Now we return to our question—how do we approximate a definite integral \(\int_a^b f(x) \di x\) using parabolas? We first cut \([a, b]\) into \(n\) subintervals with endpoints \(a = x_0, x_1, \dots,\) \(x_n = b\) and equal width \(\Delta x.\) But this time \(n\) must be even. In the general double subinterval \(\parbr{x_{i - 2}, x_i},\) we construct a parabola that passes through the points \(P_{i - 2} \par{x_{i - 2}, f(x_{i - 2})},\) \(P_{i - 1} \par{x_{i - 1}, f(x_{i - 1})},\) and \(P_i \par{x_i, f(x_i)}.\) In the special case where \(f(x) \geq 0,\) the area under the parabola approximates the area under \(f\) on \(\parbr{x_{i - 2}, x_i},\) as shown by Figure 8. Now if we decrease \(\Delta x,\) then the points \(P_{i - 2},\) \(P_{i - 1},\) and \(P_i\) become closer to each other; accordingly, the parabola better follows the shape of \(f.\) In fact, as \(\Delta x \to 0,\) the parabola becomes indistinguishable from \(f\) on \(\parbr{x_{i - 2}, x_i},\) so the area under the parabola becomes closer to the exact area under \(f.\) (See Animation 1.) Hence, we approximate the area under \(f\) on \(\parbr{x_{i - 2}, x_i}\) to be, following \(\eqref{eq:parabola-integral},\) \[\frac{2 \Delta x}{6} \parbr{f(x_{i - 2}) + 4 f(x_{i - 1}) + f(x_i)} = \frac{\Delta x}{3} \parbr{f(x_{i - 2}) + 4 f(x_{i - 1}) + f(x_i)} \pd\] If we repeat this argument for all subintervals in \([a, b],\) as in Figure 9, then we attain the following approximation for \(\int_a^b f(x) \di x \col\) \begin{align} S_n &= \small \frac{\Delta x}{3} \parbr{f(x_0) + 4 f(x_1) + f(x_2)} + \frac{\Delta x}{3} \parbr{f(x_2) + 4 f(x_3) + f(x_4)} + \cdots + \frac{\Delta x}{3} \parbr{f(x_{n - 2}) + 4 f(x_{n - 1}) + f(x_n)} \nonum \nl &= \small \frac{\Delta x}{3} \parbr{f(x_0) + 4 f(x_1) + 2 f(x_2) + 4 f(x_3) + \cdots + 2 f(x_{n - 2}) + 4 f(x_{n - 1}) + f(x_n)} \pd \label{eq:simpson} \end{align} This approximation is called Simpson's Rule. Observe that the coefficients follow the pattern \(1, 4, 2, 4, 2, 4,\) \(\dots, 4, 2, 4, 1.\) Although we derived this rule for positive functions, it works equally as well for any continuous function \(f.\) As \(n \to \infty,\) Simpson's Rule gives the exact value of \(\int_a^b f(x) \di x.\) So as we construct approximations, we remember that larger values of \(n\) provide better estimates.

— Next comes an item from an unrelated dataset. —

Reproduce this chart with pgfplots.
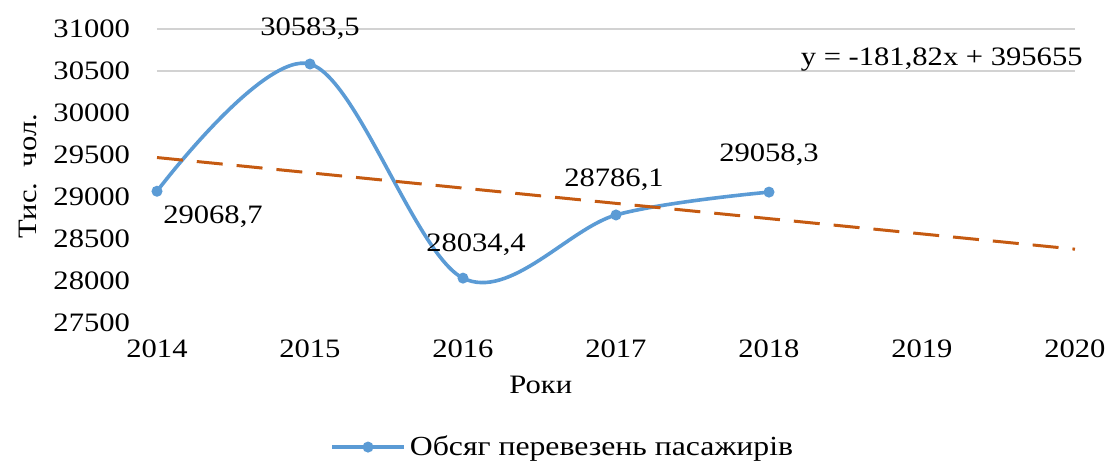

The error bound in Simpson's Rule depends on the fourth derivative of \(f.\) If \(\abs{f^{(4)}(x)} \leq M_4\) for \(a \leq x \leq b,\) then the error \(E_S\) satisfies \begin{equation} \abs{E_S} \leq \frac{M_4 (b - a)^5}{180 n^4} \pd \label{eq:E-S} \end{equation} Let's summarize the main differences in the error bounds for all the numerical integration methods in this section:

• The error bound for an endpoint approximation depends on \(\abs{f'(x)}.\)
• The error bound for the Midpoint Rule or Trapezoidal Rule depends on \(\abs{f''(x)}.\)
• The error bound for Simpson's Rule depends on \(\abs{f^{(4)}(x)}.\)

If we repeat Example 5 with \(n = 10,\) then we get the estimate \(S_{10} = 0.85563.\) Likewise, using \(n = 20\) gives \(S_{20} = 0.85562.\) These approximations are close to exact value of \(\int_0^1 e^{-x^2/2} \di x.\) In a computer program, in which \(n\) can be as large as \(400,\) definite integrals can therefore be calculated accurately to several decimal places. (You can write a program to run the Midpoint Rule, the Trapezoidal Rule, or Simpson's Rule using only a few lines of code.)